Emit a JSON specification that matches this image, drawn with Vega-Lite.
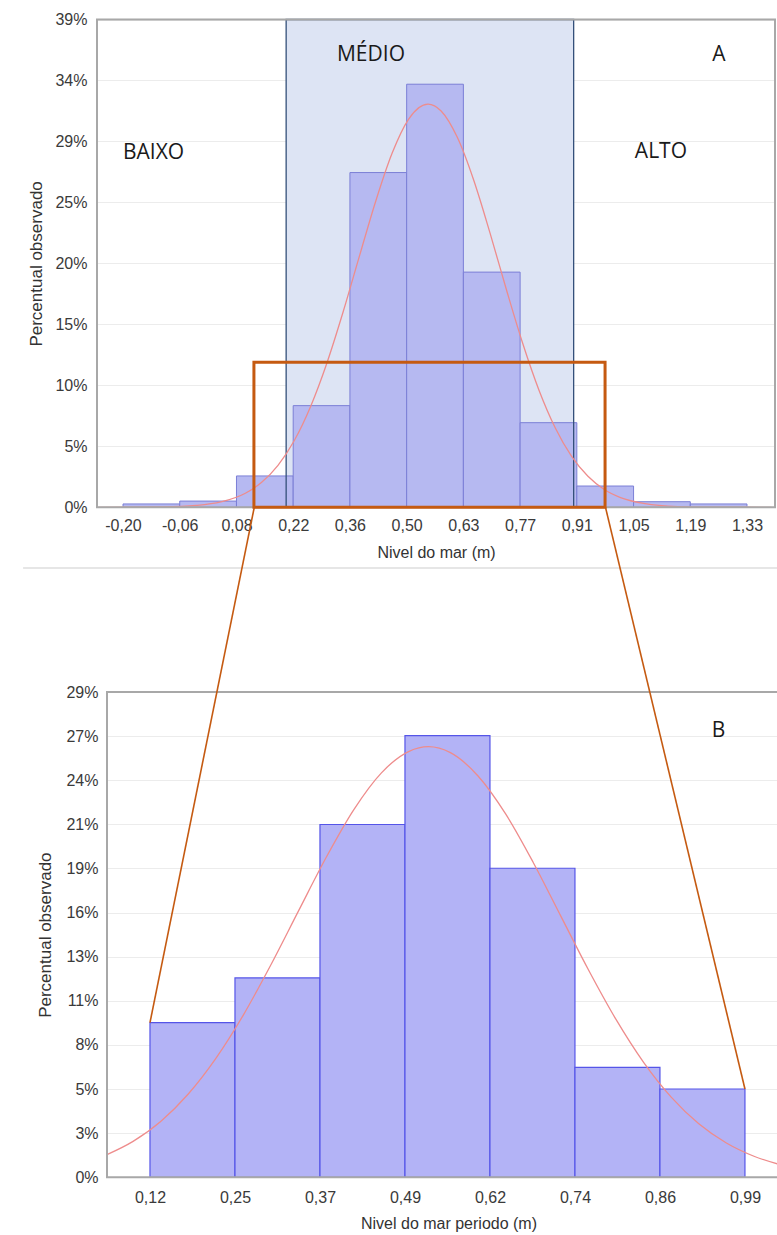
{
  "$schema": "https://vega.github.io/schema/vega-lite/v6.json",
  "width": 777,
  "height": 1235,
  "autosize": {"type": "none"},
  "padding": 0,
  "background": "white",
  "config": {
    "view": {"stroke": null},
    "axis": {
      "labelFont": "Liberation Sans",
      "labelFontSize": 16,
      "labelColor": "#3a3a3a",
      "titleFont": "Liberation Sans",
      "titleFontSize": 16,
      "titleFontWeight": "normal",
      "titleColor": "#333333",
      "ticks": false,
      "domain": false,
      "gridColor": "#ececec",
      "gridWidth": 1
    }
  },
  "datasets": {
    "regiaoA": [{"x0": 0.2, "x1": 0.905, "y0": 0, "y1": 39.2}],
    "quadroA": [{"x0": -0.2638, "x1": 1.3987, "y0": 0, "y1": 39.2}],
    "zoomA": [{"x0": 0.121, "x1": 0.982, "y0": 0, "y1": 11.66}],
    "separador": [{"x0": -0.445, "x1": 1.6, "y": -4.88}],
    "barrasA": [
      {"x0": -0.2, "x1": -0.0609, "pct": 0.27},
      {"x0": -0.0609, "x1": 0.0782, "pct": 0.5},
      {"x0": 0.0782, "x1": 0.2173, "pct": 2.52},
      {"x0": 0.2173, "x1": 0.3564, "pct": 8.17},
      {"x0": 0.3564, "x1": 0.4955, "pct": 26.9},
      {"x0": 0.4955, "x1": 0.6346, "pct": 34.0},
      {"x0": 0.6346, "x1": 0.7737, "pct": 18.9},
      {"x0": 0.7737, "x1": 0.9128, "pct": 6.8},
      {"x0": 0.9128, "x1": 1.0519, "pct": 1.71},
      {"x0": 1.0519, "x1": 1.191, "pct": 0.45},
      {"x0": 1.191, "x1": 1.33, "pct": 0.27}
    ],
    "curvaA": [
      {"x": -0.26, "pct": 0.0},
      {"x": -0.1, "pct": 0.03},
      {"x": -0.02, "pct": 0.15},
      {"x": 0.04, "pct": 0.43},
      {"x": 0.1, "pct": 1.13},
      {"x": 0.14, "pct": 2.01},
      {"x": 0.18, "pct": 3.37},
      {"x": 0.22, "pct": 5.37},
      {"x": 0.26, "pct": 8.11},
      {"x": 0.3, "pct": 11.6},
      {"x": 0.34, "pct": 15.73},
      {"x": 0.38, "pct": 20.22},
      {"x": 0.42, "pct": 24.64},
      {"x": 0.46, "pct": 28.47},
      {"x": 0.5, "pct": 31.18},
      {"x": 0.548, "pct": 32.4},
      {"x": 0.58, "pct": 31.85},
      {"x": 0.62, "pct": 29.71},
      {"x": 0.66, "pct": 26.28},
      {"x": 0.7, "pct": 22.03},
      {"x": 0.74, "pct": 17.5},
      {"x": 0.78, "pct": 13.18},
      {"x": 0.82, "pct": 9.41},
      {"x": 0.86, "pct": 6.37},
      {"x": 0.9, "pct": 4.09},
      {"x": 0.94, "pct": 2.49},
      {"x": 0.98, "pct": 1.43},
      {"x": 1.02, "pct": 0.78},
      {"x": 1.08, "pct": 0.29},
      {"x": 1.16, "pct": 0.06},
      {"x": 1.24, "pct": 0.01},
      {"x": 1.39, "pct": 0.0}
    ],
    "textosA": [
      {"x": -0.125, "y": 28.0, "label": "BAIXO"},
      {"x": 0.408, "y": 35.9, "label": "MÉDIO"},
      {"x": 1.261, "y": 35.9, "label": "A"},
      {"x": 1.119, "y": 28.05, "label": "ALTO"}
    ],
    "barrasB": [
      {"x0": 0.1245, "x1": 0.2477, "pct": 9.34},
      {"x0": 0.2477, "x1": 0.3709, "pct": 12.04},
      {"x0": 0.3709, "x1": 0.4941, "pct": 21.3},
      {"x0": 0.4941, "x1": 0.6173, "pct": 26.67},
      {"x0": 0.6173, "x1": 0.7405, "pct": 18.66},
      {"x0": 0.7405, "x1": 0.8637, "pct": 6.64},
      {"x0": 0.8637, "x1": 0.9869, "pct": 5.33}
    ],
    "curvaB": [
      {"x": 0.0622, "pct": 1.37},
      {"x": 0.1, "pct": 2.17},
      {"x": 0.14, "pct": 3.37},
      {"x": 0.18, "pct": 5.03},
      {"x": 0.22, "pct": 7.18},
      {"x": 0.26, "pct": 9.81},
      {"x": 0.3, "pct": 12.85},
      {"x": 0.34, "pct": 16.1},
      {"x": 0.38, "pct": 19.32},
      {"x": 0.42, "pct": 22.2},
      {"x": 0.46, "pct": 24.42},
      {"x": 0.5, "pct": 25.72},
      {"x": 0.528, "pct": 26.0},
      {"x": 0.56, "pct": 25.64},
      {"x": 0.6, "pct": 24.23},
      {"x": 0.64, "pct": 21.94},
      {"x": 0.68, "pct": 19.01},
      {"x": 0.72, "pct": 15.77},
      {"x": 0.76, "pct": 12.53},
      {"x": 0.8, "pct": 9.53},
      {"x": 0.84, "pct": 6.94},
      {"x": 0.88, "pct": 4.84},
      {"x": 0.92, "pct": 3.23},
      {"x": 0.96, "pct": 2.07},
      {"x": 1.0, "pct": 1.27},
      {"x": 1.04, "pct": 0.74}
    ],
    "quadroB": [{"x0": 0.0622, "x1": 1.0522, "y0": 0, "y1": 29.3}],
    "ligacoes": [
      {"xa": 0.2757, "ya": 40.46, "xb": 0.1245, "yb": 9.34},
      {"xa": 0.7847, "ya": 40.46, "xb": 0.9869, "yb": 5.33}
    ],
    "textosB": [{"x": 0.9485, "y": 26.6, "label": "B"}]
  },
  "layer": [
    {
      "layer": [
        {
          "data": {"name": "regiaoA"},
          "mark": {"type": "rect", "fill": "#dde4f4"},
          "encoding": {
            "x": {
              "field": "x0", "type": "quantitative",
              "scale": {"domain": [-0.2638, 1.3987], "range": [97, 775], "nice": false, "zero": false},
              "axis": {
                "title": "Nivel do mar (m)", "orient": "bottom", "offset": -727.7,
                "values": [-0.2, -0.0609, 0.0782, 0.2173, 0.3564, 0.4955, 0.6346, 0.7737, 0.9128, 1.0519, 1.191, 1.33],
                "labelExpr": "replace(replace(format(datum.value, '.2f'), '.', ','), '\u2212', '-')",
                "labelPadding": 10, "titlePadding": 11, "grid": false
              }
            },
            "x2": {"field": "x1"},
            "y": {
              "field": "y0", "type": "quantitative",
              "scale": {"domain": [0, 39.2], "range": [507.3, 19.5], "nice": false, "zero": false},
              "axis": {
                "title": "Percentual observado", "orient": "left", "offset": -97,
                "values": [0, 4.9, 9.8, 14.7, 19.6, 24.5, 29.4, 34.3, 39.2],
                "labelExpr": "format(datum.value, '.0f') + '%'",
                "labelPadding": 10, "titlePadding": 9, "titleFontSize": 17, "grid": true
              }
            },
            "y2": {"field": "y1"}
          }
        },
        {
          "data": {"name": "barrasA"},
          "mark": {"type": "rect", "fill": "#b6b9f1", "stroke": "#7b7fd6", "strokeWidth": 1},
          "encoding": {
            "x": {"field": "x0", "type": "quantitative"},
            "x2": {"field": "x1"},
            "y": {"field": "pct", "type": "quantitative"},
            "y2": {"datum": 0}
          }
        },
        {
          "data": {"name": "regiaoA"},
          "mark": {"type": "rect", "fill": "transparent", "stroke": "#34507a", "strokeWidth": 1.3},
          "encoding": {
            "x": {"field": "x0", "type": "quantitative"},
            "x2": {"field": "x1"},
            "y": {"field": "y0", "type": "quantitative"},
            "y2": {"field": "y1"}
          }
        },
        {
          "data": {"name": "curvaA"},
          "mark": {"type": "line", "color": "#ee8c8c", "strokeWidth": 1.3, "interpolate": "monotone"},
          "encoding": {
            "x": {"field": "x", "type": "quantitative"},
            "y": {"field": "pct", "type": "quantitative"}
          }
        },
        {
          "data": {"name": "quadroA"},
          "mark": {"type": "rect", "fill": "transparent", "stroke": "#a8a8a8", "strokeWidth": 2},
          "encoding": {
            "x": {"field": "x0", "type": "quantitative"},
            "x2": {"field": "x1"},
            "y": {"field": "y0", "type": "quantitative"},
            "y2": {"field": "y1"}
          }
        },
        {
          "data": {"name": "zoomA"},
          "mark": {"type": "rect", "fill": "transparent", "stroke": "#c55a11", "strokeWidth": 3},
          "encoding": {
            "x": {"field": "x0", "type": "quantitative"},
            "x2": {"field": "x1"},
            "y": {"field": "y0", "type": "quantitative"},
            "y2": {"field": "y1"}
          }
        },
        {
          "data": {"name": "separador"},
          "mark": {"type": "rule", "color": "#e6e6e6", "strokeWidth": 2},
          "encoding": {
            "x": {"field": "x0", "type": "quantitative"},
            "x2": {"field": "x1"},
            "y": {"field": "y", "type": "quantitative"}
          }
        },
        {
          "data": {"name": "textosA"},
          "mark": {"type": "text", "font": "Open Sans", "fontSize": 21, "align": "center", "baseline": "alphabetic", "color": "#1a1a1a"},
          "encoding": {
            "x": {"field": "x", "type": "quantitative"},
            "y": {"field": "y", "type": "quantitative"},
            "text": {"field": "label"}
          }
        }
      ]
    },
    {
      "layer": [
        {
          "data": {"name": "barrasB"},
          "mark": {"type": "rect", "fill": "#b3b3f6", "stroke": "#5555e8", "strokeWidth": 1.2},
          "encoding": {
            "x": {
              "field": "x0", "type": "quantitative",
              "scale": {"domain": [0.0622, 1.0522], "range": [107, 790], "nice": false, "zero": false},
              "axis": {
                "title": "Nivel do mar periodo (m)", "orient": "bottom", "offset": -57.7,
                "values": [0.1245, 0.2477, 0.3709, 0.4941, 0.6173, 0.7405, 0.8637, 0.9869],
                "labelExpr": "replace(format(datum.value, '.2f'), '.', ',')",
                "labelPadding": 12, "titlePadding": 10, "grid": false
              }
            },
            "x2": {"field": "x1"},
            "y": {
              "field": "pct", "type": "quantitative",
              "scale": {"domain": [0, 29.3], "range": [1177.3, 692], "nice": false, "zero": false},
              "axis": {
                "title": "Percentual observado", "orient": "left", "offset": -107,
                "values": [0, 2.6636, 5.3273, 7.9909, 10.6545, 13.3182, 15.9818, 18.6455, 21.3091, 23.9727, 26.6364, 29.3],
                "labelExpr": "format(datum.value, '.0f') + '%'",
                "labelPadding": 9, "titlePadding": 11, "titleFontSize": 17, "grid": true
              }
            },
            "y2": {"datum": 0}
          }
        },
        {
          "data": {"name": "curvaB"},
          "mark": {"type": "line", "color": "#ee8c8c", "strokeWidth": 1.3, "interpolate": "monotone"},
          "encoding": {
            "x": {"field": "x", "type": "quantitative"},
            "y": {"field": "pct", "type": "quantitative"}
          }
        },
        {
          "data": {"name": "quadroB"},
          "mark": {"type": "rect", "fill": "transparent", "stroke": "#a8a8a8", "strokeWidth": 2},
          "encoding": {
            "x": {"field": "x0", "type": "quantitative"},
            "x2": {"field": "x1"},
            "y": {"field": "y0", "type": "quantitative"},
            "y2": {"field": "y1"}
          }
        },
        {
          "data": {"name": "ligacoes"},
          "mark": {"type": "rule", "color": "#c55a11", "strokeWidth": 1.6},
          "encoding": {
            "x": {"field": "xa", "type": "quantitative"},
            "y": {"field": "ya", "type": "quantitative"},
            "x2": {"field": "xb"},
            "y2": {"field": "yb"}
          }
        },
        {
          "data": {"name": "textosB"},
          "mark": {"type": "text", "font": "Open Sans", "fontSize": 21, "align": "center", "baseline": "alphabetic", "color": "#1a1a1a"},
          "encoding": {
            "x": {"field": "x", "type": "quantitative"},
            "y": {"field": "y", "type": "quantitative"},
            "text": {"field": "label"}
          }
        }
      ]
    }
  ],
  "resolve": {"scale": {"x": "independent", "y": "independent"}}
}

....

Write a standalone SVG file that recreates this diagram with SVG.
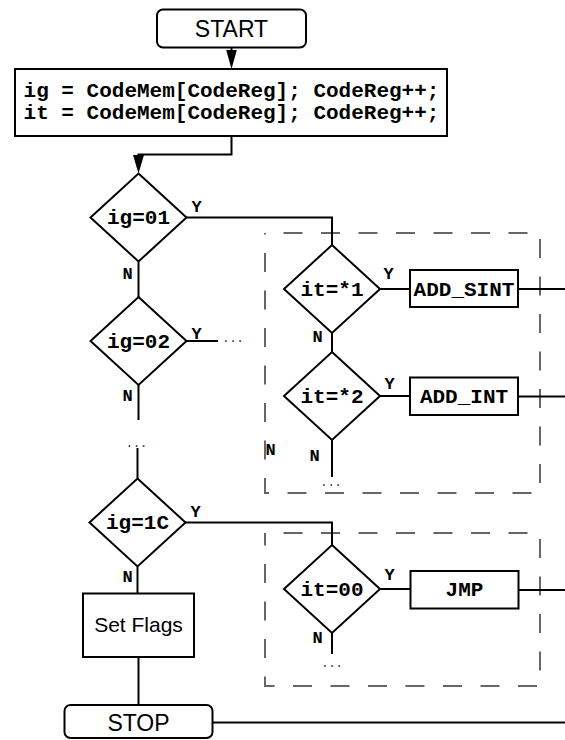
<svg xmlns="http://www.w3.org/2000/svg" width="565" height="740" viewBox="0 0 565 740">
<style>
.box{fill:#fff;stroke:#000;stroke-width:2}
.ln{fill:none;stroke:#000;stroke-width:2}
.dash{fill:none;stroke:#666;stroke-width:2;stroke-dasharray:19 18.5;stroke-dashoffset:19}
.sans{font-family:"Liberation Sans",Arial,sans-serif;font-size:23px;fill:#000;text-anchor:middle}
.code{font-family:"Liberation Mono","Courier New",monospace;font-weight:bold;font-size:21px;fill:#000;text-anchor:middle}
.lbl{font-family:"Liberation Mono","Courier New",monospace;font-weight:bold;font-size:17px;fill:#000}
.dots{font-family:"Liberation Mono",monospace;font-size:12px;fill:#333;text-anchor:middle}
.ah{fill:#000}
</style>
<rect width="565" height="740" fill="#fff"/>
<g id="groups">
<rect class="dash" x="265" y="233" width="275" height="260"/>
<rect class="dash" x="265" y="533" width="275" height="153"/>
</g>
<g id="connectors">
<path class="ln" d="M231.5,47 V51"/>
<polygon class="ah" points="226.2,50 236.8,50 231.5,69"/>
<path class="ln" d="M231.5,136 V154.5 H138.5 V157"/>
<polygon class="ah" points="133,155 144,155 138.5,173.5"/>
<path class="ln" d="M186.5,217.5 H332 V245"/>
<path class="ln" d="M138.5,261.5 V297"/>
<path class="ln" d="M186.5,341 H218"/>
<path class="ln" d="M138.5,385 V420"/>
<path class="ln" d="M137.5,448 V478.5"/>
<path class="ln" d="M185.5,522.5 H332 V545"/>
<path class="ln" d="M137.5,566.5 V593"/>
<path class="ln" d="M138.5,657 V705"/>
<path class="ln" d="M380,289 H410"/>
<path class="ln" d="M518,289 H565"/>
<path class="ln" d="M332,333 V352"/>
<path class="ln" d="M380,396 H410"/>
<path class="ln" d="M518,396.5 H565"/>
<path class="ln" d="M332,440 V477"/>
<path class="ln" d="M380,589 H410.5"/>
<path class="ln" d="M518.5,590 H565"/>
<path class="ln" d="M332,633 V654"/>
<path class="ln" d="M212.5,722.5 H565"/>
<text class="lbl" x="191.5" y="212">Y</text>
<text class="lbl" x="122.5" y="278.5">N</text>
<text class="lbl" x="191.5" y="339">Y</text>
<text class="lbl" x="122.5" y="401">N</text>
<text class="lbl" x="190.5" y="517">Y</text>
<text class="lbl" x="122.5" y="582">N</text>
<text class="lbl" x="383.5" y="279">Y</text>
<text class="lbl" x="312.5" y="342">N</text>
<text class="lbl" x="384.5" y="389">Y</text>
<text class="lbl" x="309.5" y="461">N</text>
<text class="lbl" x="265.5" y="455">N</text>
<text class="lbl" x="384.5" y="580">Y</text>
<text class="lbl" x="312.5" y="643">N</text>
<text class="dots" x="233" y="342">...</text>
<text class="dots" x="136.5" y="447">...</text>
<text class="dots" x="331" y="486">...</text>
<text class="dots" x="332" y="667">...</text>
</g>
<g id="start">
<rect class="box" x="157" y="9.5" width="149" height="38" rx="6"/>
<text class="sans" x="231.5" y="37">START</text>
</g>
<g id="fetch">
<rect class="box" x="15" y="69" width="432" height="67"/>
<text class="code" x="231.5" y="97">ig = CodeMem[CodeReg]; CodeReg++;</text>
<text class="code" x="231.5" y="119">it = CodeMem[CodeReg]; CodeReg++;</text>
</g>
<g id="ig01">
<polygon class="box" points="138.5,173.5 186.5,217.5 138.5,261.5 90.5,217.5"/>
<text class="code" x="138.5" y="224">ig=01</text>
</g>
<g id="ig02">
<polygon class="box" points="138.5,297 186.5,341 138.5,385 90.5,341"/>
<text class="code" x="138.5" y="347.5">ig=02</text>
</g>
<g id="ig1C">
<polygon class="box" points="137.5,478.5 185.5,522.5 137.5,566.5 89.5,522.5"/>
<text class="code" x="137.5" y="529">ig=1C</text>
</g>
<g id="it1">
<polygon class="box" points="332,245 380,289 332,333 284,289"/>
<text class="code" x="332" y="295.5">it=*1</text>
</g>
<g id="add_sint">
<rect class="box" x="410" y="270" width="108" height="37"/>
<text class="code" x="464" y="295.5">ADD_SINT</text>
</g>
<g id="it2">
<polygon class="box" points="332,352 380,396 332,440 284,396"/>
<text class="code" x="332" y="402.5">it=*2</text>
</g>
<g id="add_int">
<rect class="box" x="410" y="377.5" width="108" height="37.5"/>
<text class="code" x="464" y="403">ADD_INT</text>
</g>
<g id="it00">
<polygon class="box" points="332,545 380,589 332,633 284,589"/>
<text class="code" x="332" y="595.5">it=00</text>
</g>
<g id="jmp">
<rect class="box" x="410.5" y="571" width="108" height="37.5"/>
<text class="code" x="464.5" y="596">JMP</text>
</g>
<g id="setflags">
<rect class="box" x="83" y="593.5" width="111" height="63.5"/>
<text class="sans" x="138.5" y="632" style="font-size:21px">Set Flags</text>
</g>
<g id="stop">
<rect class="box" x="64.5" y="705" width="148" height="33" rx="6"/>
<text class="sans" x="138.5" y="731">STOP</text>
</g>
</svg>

....

Copy each line in the data that holds the word "this".

Emit a JSON specification that matches this image, drawn with Vega-Lite.
Write a standalone SVG file that recreates this diagram with SVG.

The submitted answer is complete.